The First Train Wreck of 2021 Filing Season (A Big One)
Tucked away on line 30 (page 2) of your 2020 return (due April 15, 2021) is the reconciliation of the advance payments you may have received last year. It’s going to generate a lot of headaches this year.
Remember the $1200 per adult and $500 per child payment you got last summer? Or didn’t receive? This has to be reconciled on line 30’s worksheet. This will be known as the Economic Impact Payment 1 (EIP1).
How about the $600 per person payment you received (or not) at the beginning of January 2021? EIP2 also has to be reconciled on line 30 by the time your return is filed (again, April 15, 2021 unless an extension is filed).
If it’s not reconciled, there are unpleasant things that can happen:
- IRS can hold the processing of your return, and request the information from you, resulting in long delays before the return is processed and/or refund issued.
- IRS can process the return as filed, and send you a letter later (sometimes two years later) indicating there’s a problem with the return.
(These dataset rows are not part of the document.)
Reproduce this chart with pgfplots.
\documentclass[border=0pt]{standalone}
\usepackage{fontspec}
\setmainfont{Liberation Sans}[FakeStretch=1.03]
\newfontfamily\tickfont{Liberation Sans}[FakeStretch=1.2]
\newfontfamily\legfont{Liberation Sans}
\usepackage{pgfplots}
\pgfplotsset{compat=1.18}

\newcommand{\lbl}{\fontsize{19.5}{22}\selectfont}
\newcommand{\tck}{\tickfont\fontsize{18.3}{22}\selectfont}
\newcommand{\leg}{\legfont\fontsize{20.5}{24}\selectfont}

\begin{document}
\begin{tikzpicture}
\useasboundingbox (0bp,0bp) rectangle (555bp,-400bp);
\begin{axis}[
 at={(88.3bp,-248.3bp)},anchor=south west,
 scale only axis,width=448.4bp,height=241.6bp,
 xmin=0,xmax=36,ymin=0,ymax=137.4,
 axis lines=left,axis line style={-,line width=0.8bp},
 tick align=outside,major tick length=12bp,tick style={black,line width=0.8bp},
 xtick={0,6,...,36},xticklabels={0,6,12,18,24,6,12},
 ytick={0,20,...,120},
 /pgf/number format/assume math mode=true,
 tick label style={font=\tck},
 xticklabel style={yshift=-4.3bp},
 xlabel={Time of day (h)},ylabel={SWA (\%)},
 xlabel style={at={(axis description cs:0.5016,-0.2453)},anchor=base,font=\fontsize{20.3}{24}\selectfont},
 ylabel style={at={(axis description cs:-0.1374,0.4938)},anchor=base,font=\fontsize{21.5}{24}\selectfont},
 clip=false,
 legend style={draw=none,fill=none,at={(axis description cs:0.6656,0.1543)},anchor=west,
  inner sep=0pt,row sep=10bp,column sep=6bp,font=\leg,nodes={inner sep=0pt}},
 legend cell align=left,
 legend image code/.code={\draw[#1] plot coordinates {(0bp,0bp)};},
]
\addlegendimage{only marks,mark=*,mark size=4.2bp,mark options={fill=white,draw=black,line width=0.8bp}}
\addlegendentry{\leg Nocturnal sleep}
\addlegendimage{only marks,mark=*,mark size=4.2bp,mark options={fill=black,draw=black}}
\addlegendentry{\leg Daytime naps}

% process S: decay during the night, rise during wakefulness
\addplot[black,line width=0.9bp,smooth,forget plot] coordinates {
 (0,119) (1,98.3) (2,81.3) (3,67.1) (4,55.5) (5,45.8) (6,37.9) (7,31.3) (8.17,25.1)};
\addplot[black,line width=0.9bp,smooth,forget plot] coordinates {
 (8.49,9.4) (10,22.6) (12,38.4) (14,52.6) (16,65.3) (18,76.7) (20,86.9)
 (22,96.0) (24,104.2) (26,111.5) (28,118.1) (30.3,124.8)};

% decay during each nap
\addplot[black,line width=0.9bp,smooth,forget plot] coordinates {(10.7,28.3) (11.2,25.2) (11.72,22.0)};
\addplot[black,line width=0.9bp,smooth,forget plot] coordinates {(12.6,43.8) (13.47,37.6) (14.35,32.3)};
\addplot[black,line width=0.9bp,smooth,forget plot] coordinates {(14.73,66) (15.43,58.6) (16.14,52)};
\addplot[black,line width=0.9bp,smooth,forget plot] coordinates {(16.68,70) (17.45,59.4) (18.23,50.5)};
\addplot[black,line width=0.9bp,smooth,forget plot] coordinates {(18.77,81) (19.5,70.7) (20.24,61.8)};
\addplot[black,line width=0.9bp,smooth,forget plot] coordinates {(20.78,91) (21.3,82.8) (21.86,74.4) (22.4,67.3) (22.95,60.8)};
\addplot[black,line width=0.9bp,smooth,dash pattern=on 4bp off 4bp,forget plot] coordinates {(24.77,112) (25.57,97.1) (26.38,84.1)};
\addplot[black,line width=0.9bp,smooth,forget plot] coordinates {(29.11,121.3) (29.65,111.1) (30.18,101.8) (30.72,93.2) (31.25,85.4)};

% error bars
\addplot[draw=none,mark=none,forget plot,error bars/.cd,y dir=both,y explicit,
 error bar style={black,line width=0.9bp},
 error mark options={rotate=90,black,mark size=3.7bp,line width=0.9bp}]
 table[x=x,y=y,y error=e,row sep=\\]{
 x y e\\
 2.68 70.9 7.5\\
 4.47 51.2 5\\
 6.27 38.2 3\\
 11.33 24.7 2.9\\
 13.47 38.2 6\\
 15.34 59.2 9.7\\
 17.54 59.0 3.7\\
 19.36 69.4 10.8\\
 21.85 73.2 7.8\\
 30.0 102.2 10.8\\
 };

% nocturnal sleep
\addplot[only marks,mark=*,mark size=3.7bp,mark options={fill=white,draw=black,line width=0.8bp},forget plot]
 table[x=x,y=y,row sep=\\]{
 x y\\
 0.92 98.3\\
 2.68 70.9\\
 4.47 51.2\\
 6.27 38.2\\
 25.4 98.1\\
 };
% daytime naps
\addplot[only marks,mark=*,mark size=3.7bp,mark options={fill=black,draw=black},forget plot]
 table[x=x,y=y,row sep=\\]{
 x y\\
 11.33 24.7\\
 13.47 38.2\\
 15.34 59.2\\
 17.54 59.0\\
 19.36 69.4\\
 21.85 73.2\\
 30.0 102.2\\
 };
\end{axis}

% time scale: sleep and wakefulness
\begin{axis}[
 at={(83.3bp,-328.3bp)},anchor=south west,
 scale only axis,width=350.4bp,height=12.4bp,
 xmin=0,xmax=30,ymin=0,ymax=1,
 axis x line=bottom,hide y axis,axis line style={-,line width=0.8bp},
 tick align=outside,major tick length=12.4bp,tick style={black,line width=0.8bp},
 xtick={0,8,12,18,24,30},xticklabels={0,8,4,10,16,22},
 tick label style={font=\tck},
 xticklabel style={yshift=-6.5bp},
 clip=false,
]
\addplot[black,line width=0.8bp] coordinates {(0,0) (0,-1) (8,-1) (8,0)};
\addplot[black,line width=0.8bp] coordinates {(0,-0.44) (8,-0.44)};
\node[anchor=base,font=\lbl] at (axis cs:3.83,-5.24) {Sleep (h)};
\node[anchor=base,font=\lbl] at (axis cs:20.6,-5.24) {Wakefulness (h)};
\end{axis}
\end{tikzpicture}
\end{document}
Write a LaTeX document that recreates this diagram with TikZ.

- Regardless of 1 or 2, you’ll be upset with your CPA. No one likes letters from the IRS, delays in refunds, or not being able to show your lender that your return was processed when you’re trying to refinance or purchase.
- Even if the information is not requested from your CPA, provide information about the amounts received and identify them as EIP1 and/or EIP2.
- I will be pulling IRS transcripts to see what the IRS thinks they have issued to you. I have Power of Attorney for many of my clients already, and will be requesting them for the remainder. Generally I cover the open statute years (2017 for most) until a date in the future (generally I have them run until 2025 to cut down on paperwork). POAs allow the IRS to talk to me and provide information about your return – I do not request authorization to sign returns or obtain refunds for you.
- Expect delays. I prefer to file returns one time (correctly). Amended returns are processed manually and the IRS is months behind already. A new POA requires me calling the IRS , then waiting on hold, then 10-30 minutes of processing time for the IRS to send transcripts. If I already have POA on file for you, I can retrieve the transcripts within 10 minutes, but the IRS unit that grants online access is also running behind – as of today (February 1) they have not processed a request I sent on January 7.